● **The problem**
Gather all lines from the material that contain "drawn".

+++ Data listing

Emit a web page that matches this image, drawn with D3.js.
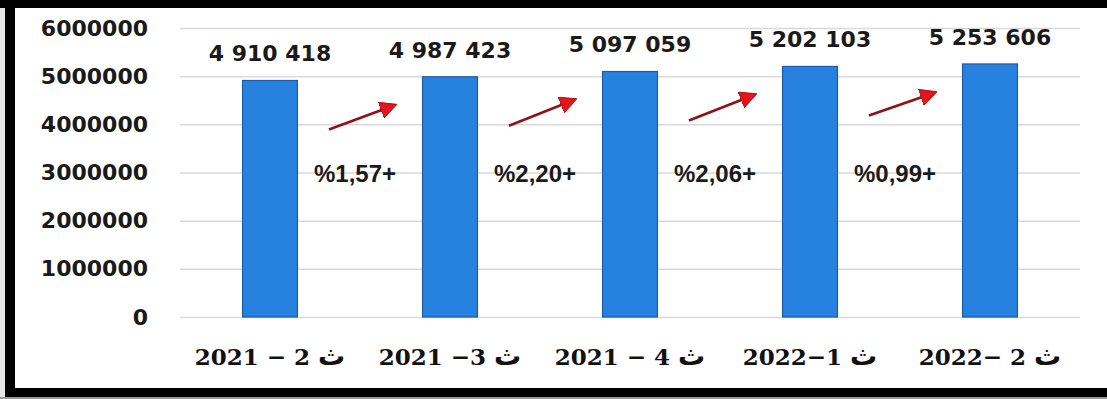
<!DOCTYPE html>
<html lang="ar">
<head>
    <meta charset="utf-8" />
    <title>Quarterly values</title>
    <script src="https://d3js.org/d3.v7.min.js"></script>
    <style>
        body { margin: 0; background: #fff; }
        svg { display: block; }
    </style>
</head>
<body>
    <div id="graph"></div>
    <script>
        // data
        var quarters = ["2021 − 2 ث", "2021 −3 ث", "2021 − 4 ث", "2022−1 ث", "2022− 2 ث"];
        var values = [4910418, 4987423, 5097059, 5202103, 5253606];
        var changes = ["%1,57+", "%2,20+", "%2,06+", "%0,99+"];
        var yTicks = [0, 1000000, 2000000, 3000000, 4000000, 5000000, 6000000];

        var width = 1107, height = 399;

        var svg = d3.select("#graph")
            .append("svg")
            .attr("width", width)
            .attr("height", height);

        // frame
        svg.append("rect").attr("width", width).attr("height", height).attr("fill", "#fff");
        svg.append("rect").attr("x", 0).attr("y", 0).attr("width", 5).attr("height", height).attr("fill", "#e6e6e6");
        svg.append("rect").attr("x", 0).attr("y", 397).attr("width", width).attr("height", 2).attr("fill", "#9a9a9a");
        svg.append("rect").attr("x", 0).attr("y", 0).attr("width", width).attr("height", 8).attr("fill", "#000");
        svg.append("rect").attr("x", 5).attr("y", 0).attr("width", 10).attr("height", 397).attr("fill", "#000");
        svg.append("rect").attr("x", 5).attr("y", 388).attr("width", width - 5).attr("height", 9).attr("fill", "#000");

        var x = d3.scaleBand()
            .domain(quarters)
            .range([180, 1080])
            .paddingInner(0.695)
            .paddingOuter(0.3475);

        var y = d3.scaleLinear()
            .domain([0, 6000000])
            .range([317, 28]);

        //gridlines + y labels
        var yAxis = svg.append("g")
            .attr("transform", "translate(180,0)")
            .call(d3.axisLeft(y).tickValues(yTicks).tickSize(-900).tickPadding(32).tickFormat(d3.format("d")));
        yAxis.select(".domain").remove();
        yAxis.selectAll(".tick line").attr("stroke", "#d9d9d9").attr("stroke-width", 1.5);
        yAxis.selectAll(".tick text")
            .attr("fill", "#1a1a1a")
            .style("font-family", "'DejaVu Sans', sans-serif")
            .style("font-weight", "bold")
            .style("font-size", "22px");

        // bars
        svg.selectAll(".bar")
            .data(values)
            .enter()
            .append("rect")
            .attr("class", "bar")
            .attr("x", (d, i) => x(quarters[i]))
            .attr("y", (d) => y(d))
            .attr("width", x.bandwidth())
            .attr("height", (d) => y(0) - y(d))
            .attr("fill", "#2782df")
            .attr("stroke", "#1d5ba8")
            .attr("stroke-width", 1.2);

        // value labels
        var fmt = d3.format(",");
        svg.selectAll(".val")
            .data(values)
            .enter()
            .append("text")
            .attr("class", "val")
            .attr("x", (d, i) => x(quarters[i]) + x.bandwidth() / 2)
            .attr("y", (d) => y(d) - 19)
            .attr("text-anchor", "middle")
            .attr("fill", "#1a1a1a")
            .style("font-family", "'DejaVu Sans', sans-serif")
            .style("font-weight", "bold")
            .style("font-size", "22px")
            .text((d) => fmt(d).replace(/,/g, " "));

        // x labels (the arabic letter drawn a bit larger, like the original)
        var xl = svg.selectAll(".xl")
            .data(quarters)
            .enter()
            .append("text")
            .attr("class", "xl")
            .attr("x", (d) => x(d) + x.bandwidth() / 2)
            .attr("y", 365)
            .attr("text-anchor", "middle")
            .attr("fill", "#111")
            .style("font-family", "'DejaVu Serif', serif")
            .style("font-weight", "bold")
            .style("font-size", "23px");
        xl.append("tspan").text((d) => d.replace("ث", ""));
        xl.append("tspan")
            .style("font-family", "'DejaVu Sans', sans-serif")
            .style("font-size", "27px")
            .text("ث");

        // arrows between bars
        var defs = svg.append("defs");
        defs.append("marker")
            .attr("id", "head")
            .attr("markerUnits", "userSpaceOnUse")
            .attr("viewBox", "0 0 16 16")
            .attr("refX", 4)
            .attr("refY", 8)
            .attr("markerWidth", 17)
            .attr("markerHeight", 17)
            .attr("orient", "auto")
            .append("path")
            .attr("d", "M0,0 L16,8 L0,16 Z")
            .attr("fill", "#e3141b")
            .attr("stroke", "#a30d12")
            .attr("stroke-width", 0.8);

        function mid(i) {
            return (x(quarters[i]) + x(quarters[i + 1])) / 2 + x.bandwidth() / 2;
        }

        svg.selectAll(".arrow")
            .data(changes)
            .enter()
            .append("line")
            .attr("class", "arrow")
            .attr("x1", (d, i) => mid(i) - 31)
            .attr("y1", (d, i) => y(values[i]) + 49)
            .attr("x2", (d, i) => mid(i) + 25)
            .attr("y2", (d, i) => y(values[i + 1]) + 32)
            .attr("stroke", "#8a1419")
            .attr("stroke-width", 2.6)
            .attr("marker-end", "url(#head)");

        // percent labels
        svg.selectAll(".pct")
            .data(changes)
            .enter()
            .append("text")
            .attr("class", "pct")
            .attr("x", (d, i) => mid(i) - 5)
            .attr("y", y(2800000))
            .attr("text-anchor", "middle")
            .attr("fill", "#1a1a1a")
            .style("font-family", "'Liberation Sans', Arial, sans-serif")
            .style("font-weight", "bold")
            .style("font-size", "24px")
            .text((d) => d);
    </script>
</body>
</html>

++++++
+++ Data listing

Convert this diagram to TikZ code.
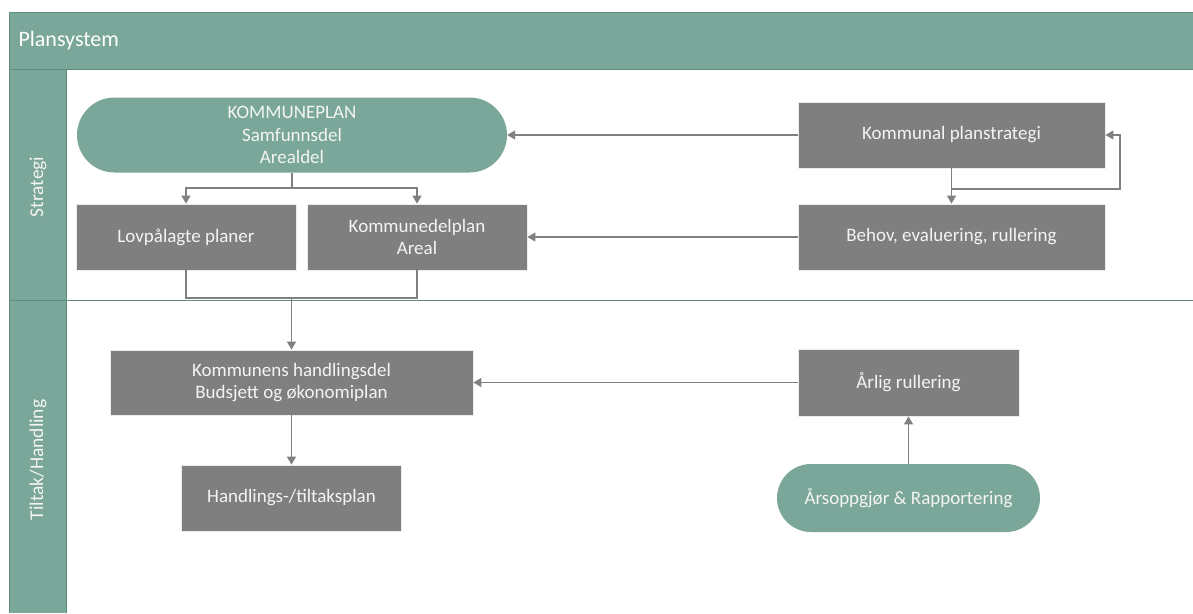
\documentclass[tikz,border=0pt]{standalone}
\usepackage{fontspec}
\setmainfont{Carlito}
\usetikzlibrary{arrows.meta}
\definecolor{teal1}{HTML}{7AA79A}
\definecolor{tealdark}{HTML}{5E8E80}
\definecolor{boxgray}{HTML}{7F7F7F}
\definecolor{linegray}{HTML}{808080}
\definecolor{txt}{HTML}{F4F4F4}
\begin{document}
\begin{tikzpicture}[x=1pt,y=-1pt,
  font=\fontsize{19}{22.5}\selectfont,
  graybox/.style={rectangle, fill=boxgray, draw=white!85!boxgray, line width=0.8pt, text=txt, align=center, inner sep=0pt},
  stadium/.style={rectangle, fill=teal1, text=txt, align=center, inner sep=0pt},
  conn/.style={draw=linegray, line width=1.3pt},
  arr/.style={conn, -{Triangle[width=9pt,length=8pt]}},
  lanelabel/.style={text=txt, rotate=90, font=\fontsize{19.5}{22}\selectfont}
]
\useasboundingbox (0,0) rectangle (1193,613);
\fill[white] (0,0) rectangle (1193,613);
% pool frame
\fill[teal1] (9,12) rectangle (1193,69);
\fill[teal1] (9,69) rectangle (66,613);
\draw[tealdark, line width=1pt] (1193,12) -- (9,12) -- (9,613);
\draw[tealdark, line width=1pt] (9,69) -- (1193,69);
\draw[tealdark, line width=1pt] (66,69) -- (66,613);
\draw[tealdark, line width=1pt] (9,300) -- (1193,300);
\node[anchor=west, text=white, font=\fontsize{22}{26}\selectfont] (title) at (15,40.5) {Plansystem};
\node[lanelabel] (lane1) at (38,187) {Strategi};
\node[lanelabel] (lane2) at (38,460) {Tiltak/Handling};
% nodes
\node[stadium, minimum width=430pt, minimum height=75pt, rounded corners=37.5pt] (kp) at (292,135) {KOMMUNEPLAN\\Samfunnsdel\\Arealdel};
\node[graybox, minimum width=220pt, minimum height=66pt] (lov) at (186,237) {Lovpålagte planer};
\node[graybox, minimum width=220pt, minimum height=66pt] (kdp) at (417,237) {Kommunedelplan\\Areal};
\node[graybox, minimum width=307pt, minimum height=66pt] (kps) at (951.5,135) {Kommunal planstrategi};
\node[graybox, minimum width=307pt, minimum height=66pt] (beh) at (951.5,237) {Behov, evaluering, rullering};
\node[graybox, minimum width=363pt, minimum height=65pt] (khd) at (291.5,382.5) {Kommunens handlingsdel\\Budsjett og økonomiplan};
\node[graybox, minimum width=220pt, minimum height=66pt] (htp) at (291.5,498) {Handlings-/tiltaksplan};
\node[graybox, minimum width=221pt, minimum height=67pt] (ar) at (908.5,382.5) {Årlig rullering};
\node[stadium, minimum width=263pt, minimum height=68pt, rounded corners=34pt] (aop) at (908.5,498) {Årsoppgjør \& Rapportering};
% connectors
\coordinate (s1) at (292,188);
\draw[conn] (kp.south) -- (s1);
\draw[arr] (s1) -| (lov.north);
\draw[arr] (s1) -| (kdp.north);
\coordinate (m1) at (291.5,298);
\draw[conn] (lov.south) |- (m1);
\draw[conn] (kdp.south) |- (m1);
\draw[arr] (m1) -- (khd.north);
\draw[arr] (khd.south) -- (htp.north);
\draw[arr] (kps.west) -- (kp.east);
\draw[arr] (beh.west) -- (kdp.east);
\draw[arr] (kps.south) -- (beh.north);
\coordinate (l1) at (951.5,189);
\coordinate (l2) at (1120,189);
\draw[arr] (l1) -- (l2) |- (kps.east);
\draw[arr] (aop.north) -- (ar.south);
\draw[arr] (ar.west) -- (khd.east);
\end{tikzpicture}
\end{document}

++++++
+++ Data listing

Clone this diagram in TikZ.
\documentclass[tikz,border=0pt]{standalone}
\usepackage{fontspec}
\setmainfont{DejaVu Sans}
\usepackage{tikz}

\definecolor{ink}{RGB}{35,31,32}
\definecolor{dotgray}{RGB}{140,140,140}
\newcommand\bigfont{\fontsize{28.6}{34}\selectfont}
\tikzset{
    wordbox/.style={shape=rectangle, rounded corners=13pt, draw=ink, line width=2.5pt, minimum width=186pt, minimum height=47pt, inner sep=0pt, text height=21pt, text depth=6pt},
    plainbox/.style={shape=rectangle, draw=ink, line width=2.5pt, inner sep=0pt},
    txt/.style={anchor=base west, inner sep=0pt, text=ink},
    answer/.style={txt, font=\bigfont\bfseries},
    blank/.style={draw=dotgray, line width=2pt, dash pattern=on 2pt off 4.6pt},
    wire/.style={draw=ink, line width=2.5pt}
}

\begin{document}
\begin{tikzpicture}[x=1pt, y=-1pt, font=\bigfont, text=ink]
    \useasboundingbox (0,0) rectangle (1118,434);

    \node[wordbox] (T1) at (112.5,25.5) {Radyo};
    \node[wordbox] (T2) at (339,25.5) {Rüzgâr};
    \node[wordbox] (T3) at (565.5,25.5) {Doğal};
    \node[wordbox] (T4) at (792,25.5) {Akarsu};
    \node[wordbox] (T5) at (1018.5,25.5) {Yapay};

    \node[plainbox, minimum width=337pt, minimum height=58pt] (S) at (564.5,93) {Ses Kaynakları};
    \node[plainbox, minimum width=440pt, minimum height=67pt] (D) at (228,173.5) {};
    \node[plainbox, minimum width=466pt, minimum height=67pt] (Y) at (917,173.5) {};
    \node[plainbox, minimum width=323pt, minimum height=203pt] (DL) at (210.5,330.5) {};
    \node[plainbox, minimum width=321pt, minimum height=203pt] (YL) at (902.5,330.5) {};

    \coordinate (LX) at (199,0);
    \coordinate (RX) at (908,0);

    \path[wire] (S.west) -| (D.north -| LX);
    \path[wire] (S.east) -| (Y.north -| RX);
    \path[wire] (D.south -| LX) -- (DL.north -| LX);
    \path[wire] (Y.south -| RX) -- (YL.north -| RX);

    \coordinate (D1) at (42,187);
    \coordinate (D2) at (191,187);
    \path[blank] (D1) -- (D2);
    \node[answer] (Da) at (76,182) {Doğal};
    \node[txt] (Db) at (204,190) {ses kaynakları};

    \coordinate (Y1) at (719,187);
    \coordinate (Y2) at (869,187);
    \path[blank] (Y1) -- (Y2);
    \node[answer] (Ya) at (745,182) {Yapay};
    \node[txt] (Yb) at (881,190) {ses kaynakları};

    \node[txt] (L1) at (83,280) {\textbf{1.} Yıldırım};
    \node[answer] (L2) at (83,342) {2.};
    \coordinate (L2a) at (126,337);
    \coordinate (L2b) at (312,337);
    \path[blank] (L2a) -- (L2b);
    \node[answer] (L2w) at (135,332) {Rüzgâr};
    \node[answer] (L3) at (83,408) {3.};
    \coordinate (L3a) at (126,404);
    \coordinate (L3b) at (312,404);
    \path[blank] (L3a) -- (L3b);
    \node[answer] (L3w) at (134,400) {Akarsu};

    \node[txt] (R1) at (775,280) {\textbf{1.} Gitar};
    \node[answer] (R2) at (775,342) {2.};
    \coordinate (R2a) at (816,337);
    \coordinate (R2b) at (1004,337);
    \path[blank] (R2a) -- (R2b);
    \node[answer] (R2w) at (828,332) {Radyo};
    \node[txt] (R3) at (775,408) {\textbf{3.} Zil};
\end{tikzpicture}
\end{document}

++++++

● **Response for this exercise**
Emit a web page that matches this image, drawn with D3.js.
        // x labels (the arabic letter drawn a bit larger, like the original)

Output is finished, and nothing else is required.